Valuation of soil of a real estate for real estate tax purposes
The Finnish Real Estate Tax Act refers to the Asset Valuation Act for the purposes of valuation of real estate. According to the referred provisions the soil and the buildings of a real estate are valuated separately. The Supreme Administrative Court has on August 2012 given a decision concerning the valuation of the soil of a real estate for real estate tax purposes.
According to the Asset Valuation Act buildings granted to the real estates are taken into account when valuing the soil of the real estate. In the matter discussed by the Supreme Administrative Court the building permissions granted to a certain real estate entitled to build premises under the ground level. Previously there has not been a clear definition of concept of building rights that affect the taxable value of the real estate and taxpayer demanded that underground building rights should not be taken into account when valuing the soil. However, the Supreme Administrative Court stated that also these rights have to be noticed when evaluating the soil and thus dismissed the appeal of the taxpayer.
The decision clarifies the concept of building right when it concerns the valuation of the soil of a real estate in real estate taxation. The decision might have considerable effects in real estate taxation especially for those who own real estate with underground building rights. In the future it is recommendable to prepare oneself for increase of real estate tax due to the higher valuation of the soil.
Deduction of Value Added Tax in housing companies
The Supreme Administrative Court has on summer of 2012 given a decision concerning the right of housing company to deduct VAT included in costs of renovations made to the balconies of the dwelling in its taxation. According to the articles of association of the housing company the shareholders are liable for maintenance charges in relation to the shareholding.
Usually a housing company is not a corporation that engages in business activities and thus it is not liable to include VAT in its maintenance fees. Usually this means that a housing company cannot deduct VAT that is associated to its expenses. According to the Finnish Value added tax Act it is possible to voluntarily apply for VAT registration for leasing of a real estate. In this case the housing company had registered for VAT for renting of the business premises it possessed.
In the Case that the Supreme Administrative Court discussed, business premises of the building did not have balconies to which renovations were targeted. All the shareholders had borne the costs of the renovations in relation to their shareholding. Nevertheless, the Supreme Administrative Court notices that the balconies are a part of the buildings façade and as the costs of renovation were borne also by the shareholders of the business premises. As a conclusion the company had the right to deduct VAT included in renovation costs for the part that was targeted to premises which it had registered for VAT.
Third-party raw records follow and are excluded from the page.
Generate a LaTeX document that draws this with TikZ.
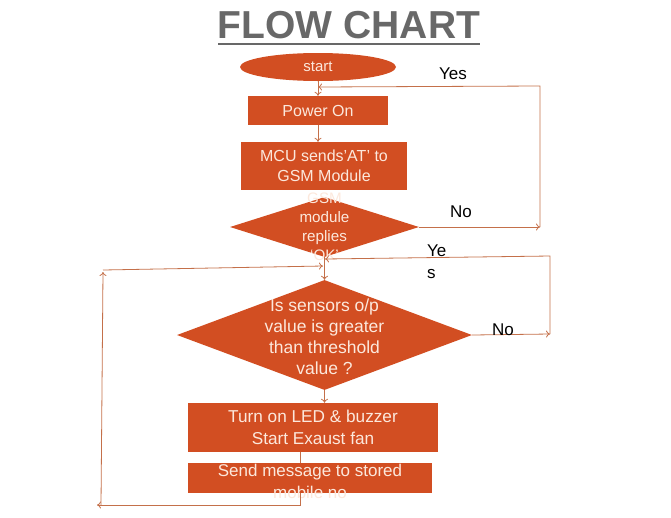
\documentclass[tikz,border=0pt]{standalone}
\usepackage{fontspec}
\setmainfont{Liberation Sans}
\usepackage{xcolor}
\usetikzlibrary{shapes.geometric,arrows.meta}

\definecolor{boxfill}{RGB}{210,78,34}
\definecolor{boxtext}{RGB}{252,232,220}
\definecolor{wire}{RGB}{196,112,74}
\definecolor{headgray}{RGB}{104,104,104}

\begin{document}
\begin{tikzpicture}[x=1pt,y=-1pt,
    box/.style={rectangle, fill=boxfill, text=boxtext, inner sep=0, align=center},
    decision/.style={diamond, fill=boxfill, inner sep=0},
    inside/.style={text=boxtext, align=center, inner sep=0},
    note/.style={text=black, font=\fontsize{17}{20}\selectfont, inner sep=0},
    wire/.style={draw=wire, line width=0.8pt},
    arr/.style={wire, -{To[length=4pt,width=7pt]}}]
    \useasboundingbox (0,0) rectangle (671,517);

    % Title
    \node[text=headgray, font=\bfseries\fontsize{39}{40}\selectfont, inner sep=0] (title) at (349,25) {FLOW CHART};
    \draw[headgray, line width=2.5pt] (218,44) -- (480,44);

    % Start and power on
    \node[ellipse, fill=boxfill, text=boxtext, minimum width=156pt, minimum height=28pt, inner sep=0,
          font=\fontsize{15}{17}\selectfont] (start) at (318,67) {start};
    \node[box, minimum width=140pt, minimum height=29pt, font=\fontsize{16}{19}\selectfont] (power) at (318,110.5) {Power On};

    % GSM check (diamond drawn under the MCU box)
    \node[decision, minimum width=189pt, minimum height=60pt] (gsm) at (324.5,227) {};
    \node[inside, font=\fontsize{15.2}{19}\selectfont] (gsmtxt) at (324.5,226.5) {GSM\\module\\replies\\`OK'};
    \node[box, minimum width=166pt, minimum height=48pt, font=\fontsize{16}{20}\selectfont] (mcu) at (324,166) {MCU sends'AT' to\\GSM Module};

    % Sensor check
    \node[decision, minimum width=295pt, minimum height=110pt] (sensor) at (324.5,335) {};
    \node[inside, font=\fontsize{17.5}{21}\selectfont] (sensortxt) at (324.5,337) {Is sensors o/p\\value is greater\\than threshold\\value ?};

    % Actions
    \node[box, minimum width=250pt, minimum height=49pt, font=\fontsize{17.2}{22}\selectfont] (alarm) at (313,427.5) {Turn on LED \& buzzer\\Start Exaust fan};
    \node[box, minimum width=244pt, minimum height=30pt] (msg) at (310,478) {};
    \node[inside, font=\fontsize{17}{22}\selectfont] (msgtxt) at (310,481) {Send message to stored\\mobile no};

    % Main flow
    \draw[arr] (start.south) -- (power.north);
    \draw[arr] (power.south) -- (power.south |- mcu.north);
    \draw[arr] (gsm.south) -- (sensor.north);
    \draw[arr] (sensor.south) -- (sensor.south |- alarm.north);

    % Loop back to power on
    \coordinate (gsmno) at (540,227);
    \coordinate (gsmup) at (540,86);
    \draw[arr] (gsm.east) -- (gsmno);
    \draw[arr] (gsmno) -- (gsmup) -- (318,87);
    \node[note] (yes1) at (453,74) {Yes};
    \node[note] (no1) at (461,212) {No};

    % Loop back to sensor check
    \coordinate (sensno) at (550,334);
    \coordinate (sensup) at (550,256);
    \draw[arr] (sensor.east) -- (sensno);
    \draw[arr] (sensno) -- (sensup) -- (325,259);
    \node[note, align=left, anchor=north west] (yes2) at (427,245) {Ye\\[2pt]s};
    \node[note] (no2) at (503,330) {No};

    % Loop from message back to top of sensor check
    \coordinate (msgdown) at (300,505);
    \coordinate (leftlow) at (97,505);
    \coordinate (leftbot) at (101,505);
    \coordinate (lefttop) at (103,272);
    \draw[wire] (300,452) -- (300,463);
    \draw[arr] (msg.south -| msgdown) -- (msgdown) -- (leftlow);
    \draw[arr] (leftbot) -- (lefttop);
    \draw[arr] (103,270) -- (323,266);
\end{tikzpicture}
\end{document}
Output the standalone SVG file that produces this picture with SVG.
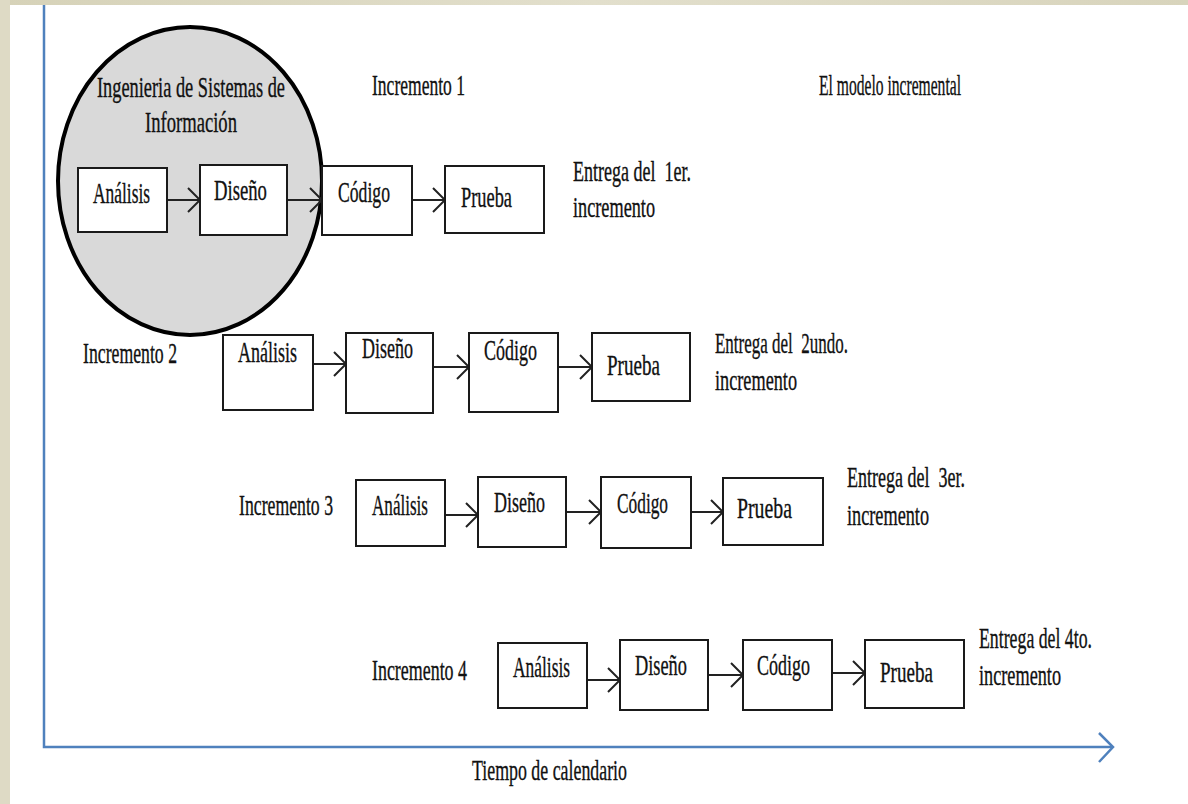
<svg xmlns="http://www.w3.org/2000/svg" width="1188" height="804" viewBox="0 0 1188 804">
<style>
.t{font-family:"Liberation Serif","DejaVu Serif",serif;font-size:30px;fill:#111;stroke:#111;stroke-width:0.35;white-space:pre}
.box{fill:#fff;stroke:#1a1a1a;stroke-width:2}
.arr{stroke:#222;stroke-width:2;fill:none}
.axis{stroke:#4f81bd;stroke-width:2.5;fill:none}
</style>
<defs>
<marker id="head" markerUnits="userSpaceOnUse" markerWidth="20" markerHeight="30" viewBox="-16 -15 18 30" refX="0" refY="0" orient="auto">
<path d="M-12,-12 L0,0 L-12,12" fill="none" stroke="#222" stroke-width="2"/>
</marker>
<linearGradient id="bg" x1="0" y1="0" x2="1" y2="0">
<stop offset="0" stop-color="#d6d2b8"/><stop offset="0.5" stop-color="#e2dfcc"/><stop offset="1" stop-color="#d8d4bc"/>
</linearGradient>
</defs>
<rect x="0" y="0" width="1188" height="804" fill="#fff"/>
<rect x="0" y="0" width="1188" height="5" fill="url(#bg)"/>
<rect x="0" y="0" width="10" height="804" fill="#dedac5"/>

<g id="axes">
<path class="axis" d="M44,5 V747 H1113"/>
<path class="axis" d="M1099,733 L1113,747 L1099,762"/>
<text class="t" transform="translate(472,780) scale(0.63,1)" textLength="246" lengthAdjust="spacingAndGlyphs">Tiempo de calendario</text>
</g>

<g id="circle-isi">
<ellipse cx="190" cy="181" rx="132" ry="154" fill="#d9d9d9" stroke="#000" stroke-width="4"/>
<text class="t" transform="translate(97,97) scale(0.63,1)" textLength="298.4" lengthAdjust="spacingAndGlyphs">Ingenieria de Sistemas de</text>
<text class="t" transform="translate(145,132) scale(0.63,1)" textLength="146" lengthAdjust="spacingAndGlyphs">Información</text>
</g>

<g id="titles">
<text class="t" transform="translate(372,95) scale(0.63,1)" textLength="147.6" lengthAdjust="spacingAndGlyphs">Incremento 1</text>
<text class="t" transform="translate(819,95) scale(0.63,1)" textLength="225.4" lengthAdjust="spacingAndGlyphs">El modelo incremental</text>
<text class="t" transform="translate(83,363) scale(0.63,1)" textLength="149.2" lengthAdjust="spacingAndGlyphs">Incremento 2</text>
<text class="t" transform="translate(239,515) scale(0.63,1)" textLength="149.2" lengthAdjust="spacingAndGlyphs">Incremento 3</text>
<text class="t" transform="translate(372,680) scale(0.63,1)" textLength="150.8" lengthAdjust="spacingAndGlyphs">Incremento 4</text>
</g>

<g id="connectors">
<line class="arr" x1="167" y1="200" x2="200" y2="200" marker-end="url(#head)"/>
<line class="arr" x1="287" y1="200" x2="322" y2="200" marker-end="url(#head)"/>
<line class="arr" x1="412" y1="200" x2="445" y2="200" marker-end="url(#head)"/>
<line class="arr" x1="313" y1="364" x2="346" y2="364" marker-end="url(#head)"/>
<line class="arr" x1="433" y1="367" x2="469" y2="367" marker-end="url(#head)"/>
<line class="arr" x1="558" y1="367" x2="592" y2="367" marker-end="url(#head)"/>
<line class="arr" x1="445" y1="515" x2="478" y2="515" marker-end="url(#head)"/>
<line class="arr" x1="566" y1="512" x2="601" y2="512" marker-end="url(#head)"/>
<line class="arr" x1="691" y1="512" x2="723" y2="512" marker-end="url(#head)"/>
<line class="arr" x1="587" y1="680" x2="620" y2="680" marker-end="url(#head)"/>
<line class="arr" x1="708" y1="675" x2="743" y2="675" marker-end="url(#head)"/>
<line class="arr" x1="832" y1="673" x2="865" y2="673" marker-end="url(#head)"/>
</g>

<g id="r1-analisis"><rect class="box" x="78" y="168" width="89" height="64"/><text class="t" transform="translate(93,203) scale(0.63,1)" textLength="90.5" lengthAdjust="spacingAndGlyphs">Análisis</text></g>
<g id="r1-diseno"><rect class="box" x="200" y="165" width="87" height="70"/><text class="t" transform="translate(214,200) scale(0.63,1)" textLength="84.1" lengthAdjust="spacingAndGlyphs">Diseño</text></g>
<g id="r1-codigo"><rect class="box" x="322" y="166" width="90" height="69"/><text class="t" transform="translate(338,202) scale(0.63,1)" textLength="82.5" lengthAdjust="spacingAndGlyphs">Código</text></g>
<g id="r1-prueba"><rect class="box" x="445" y="166" width="99" height="67"/><text class="t" transform="translate(461,207) scale(0.63,1)" textLength="81" lengthAdjust="spacingAndGlyphs">Prueba</text></g>
<g id="r1-entrega"><text class="t" transform="translate(573,181) scale(0.63,1)" textLength="187.3" lengthAdjust="spacingAndGlyphs">Entrega del  1er.</text><text class="t" transform="translate(573,217) scale(0.63,1)" textLength="130.2" lengthAdjust="spacingAndGlyphs">incremento</text></g>

<g id="r2-analisis"><rect class="box" x="223" y="335" width="90" height="75"/><text class="t" transform="translate(238,362) scale(0.63,1)" textLength="93.7" lengthAdjust="spacingAndGlyphs">Análisis</text></g>
<g id="r2-diseno"><rect class="box" x="346" y="333" width="87" height="80"/><text class="t" transform="translate(362,358) scale(0.63,1)" textLength="81" lengthAdjust="spacingAndGlyphs">Diseño</text></g>
<g id="r2-codigo"><rect class="box" x="469" y="333" width="89" height="79"/><text class="t" transform="translate(484,360) scale(0.63,1)" textLength="84.1" lengthAdjust="spacingAndGlyphs">Código</text></g>
<g id="r2-prueba"><rect class="box" x="592" y="333" width="98" height="68"/><text class="t" transform="translate(607,375) scale(0.63,1)" textLength="84.1" lengthAdjust="spacingAndGlyphs">Prueba</text></g>
<g id="r2-entrega"><text class="t" transform="translate(715,353) scale(0.63,1)" textLength="211.1" lengthAdjust="spacingAndGlyphs">Entrega del  2undo.</text><text class="t" transform="translate(715,390) scale(0.63,1)" textLength="130.2" lengthAdjust="spacingAndGlyphs">incremento</text></g>

<g id="r3-analisis"><rect class="box" x="356" y="480" width="89" height="66"/><text class="t" transform="translate(372,515) scale(0.63,1)" textLength="88.9" lengthAdjust="spacingAndGlyphs">Análisis</text></g>
<g id="r3-diseno"><rect class="box" x="478" y="477" width="88" height="70"/><text class="t" transform="translate(494,512) scale(0.63,1)" textLength="81" lengthAdjust="spacingAndGlyphs">Diseño</text></g>
<g id="r3-codigo"><rect class="box" x="601" y="477" width="90" height="71"/><text class="t" transform="translate(617,513) scale(0.63,1)" textLength="81" lengthAdjust="spacingAndGlyphs">Código</text></g>
<g id="r3-prueba"><rect class="box" x="723" y="478" width="100" height="67"/><text class="t" transform="translate(737,518) scale(0.63,1)" textLength="87.3" lengthAdjust="spacingAndGlyphs">Prueba</text></g>
<g id="r3-entrega"><text class="t" transform="translate(847,487) scale(0.63,1)" textLength="187.3" lengthAdjust="spacingAndGlyphs">Entrega del  3er.</text><text class="t" transform="translate(847,525) scale(0.63,1)" textLength="130.2" lengthAdjust="spacingAndGlyphs">incremento</text></g>

<g id="r4-analisis"><rect class="box" x="498" y="643" width="89" height="65"/><text class="t" transform="translate(513,677) scale(0.63,1)" textLength="90.5" lengthAdjust="spacingAndGlyphs">Análisis</text></g>
<g id="r4-diseno"><rect class="box" x="620" y="640" width="88" height="70"/><text class="t" transform="translate(635,675) scale(0.63,1)" textLength="82.5" lengthAdjust="spacingAndGlyphs">Diseño</text></g>
<g id="r4-codigo"><rect class="box" x="743" y="640" width="89" height="70"/><text class="t" transform="translate(757,675) scale(0.63,1)" textLength="84.1" lengthAdjust="spacingAndGlyphs">Código</text></g>
<g id="r4-prueba"><rect class="box" x="865" y="640" width="99" height="68"/><text class="t" transform="translate(880,682) scale(0.63,1)" textLength="84.1" lengthAdjust="spacingAndGlyphs">Prueba</text></g>
<g id="r4-entrega"><text class="t" transform="translate(979,648) scale(0.63,1)" textLength="179.4" lengthAdjust="spacingAndGlyphs">Entrega del 4to.</text><text class="t" transform="translate(979,685) scale(0.63,1)" textLength="130.2" lengthAdjust="spacingAndGlyphs">incremento</text></g>
</svg>
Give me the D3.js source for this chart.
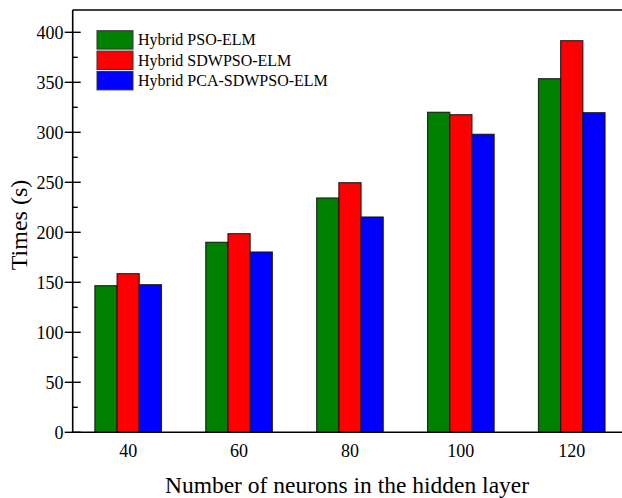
<!DOCTYPE html>
<html>
<head>
<meta charset="utf-8">
<script src="https://cdn.jsdelivr.net/npm/d3@7"></script>
<style>
  html, body { margin: 0; padding: 0; background: #fff; }
  svg { display: block; font-family: "Liberation Serif", "Times New Roman", serif; }
</style>
</head>
<body>
<svg id="chart" width="622" height="498"></svg>
<script>
// Hidden-layer sizes and training times (s) for each hybrid model
const neurons = ["40", "60", "80", "100", "120"];
const seriesNames = ["Hybrid PSO-ELM", "Hybrid SDWPSO-ELM", "Hybrid PCA-SDWPSO-ELM"];
const psoElm = [146.6, 190.0, 234.3, 320.0, 353.6];
const sdwpsoElm = [158.6, 198.6, 249.6, 317.6, 391.6];
const pcaSdwpsoElm = [147.6, 180.3, 215.3, 298.0, 319.6];
const seriesColors = ["#008000", "#ff0000", "#0000ff"];
const yTicks = [0, 50, 100, 150, 200, 250, 300, 350, 400];

const series = [psoElm, sdwpsoElm, pcaSdwpsoElm];

const svg = d3.select("#chart");
const plotLeft = 72.7, plotTop = 10, plotBottom = 432.3;
const step = 110.9;

const x = d3.scaleBand()
  .domain(neurons)
  .range([plotLeft, plotLeft + step * neurons.length])
  .paddingInner(0.4)
  .paddingOuter(0.2);

const xSub = d3.scaleBand()
  .domain(d3.range(series.length))
  .range([0, x.bandwidth()]);

const y = d3.scaleLinear().domain([0, 422.3]).range([plotBottom, plotTop]);

// Bars
const groups = svg.append("g").selectAll("g")
  .data(neurons)
  .join("g")
  .attr("transform", d => `translate(${x(d)},0)`);

groups.selectAll("rect")
  .data((d, i) => series.map((s, k) => ({ k, v: s[i] })))
  .join("rect")
  .attr("x", d => xSub(d.k))
  .attr("y", d => y(d.v))
  .attr("width", xSub.bandwidth())
  .attr("height", d => y(0) - y(d.v))
  .attr("fill", d => seriesColors[d.k])
  .attr("stroke", "#111")
  .attr("stroke-opacity", 0.85)
  .attr("stroke-width", 1.2);

// Frame: top and bottom lines run across the full width
svg.append("line").attr("x1", plotLeft).attr("x2", 640).attr("y1", plotTop).attr("y2", plotTop)
  .attr("stroke", "#000").attr("stroke-width", 1.6);
svg.append("line").attr("x1", plotLeft).attr("x2", 640).attr("y1", plotBottom).attr("y2", plotBottom)
  .attr("stroke", "#000").attr("stroke-width", 1.6);

// Left axis with crossing major ticks and inward minor ticks
const yAxis = svg.append("g");
yAxis.append("line").attr("x1", plotLeft).attr("x2", plotLeft).attr("y1", plotTop).attr("y2", plotBottom)
  .attr("stroke", "#000").attr("stroke-width", 1.6);
yAxis.selectAll("line.major")
  .data(yTicks)
  .join("line")
  .attr("class", "major")
  .attr("x1", plotLeft - 8).attr("x2", plotLeft + 8)
  .attr("y1", d => y(d)).attr("y2", d => y(d))
  .attr("stroke", "#000").attr("stroke-width", 1.4);
yAxis.selectAll("line.minor")
  .data(yTicks.slice(0, -1).map(d => d + 25))
  .join("line")
  .attr("class", "minor")
  .attr("x1", plotLeft).attr("x2", plotLeft + 5)
  .attr("y1", d => y(d)).attr("y2", d => y(d))
  .attr("stroke", "#000").attr("stroke-width", 1.4);
yAxis.selectAll("text")
  .data(yTicks)
  .join("text")
  .attr("x", 63.5)
  .attr("y", d => y(d))
  .attr("dy", "0.35em")
  .attr("text-anchor", "end")
  .attr("font-size", 18)
  .text(d => d);

// Category labels
svg.append("g").selectAll("text")
  .data(neurons)
  .join("text")
  .attr("x", d => x(d) + x.bandwidth() / 2)
  .attr("y", 457)
  .attr("text-anchor", "middle")
  .attr("font-size", 18)
  .text(d => d);

// Axis titles
svg.append("text")
  .attr("x", 347).attr("y", 493)
  .attr("text-anchor", "middle")
  .attr("font-size", 23.5)
  .text("Number of neurons in the hidden layer");

svg.append("text")
  .attr("transform", "translate(27,225) rotate(-90)")
  .attr("text-anchor", "middle")
  .attr("font-size", 24)
  .text("Times (s)");

// Legend
const legend = svg.append("g").selectAll("g")
  .data(seriesNames)
  .join("g")
  .attr("transform", (d, i) => `translate(97,${30.7 + i * 20.4})`);
legend.append("rect")
  .attr("width", 36).attr("height", 18.4)
  .attr("fill", (d, i) => seriesColors[i])
  .attr("stroke", "#333").attr("stroke-width", 1);
legend.append("text")
  .attr("x", 41).attr("y", 14.5)
  .attr("font-size", 16)
  .text(d => d);
</script>
</body>
</html>
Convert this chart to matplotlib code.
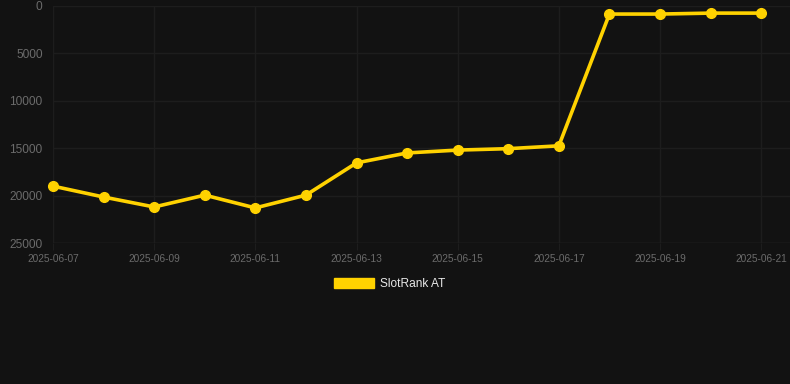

The Decision of the Supreme Administrative Court did not itself renew interpretation of law or legal praxis, but is does clarify the VAT treatment of renovation services purchased by a housing company that possesses rentable business premises. All housing companies that are planning to do some major renovations to the building should consider voluntary VAT liability if the company possesses business premises. Although voluntary VAT registration might cause some administrative burden with the renters, the housing company gains notable tax benefits as it is able to deduct VAT that would normally remain as a final cost for the company.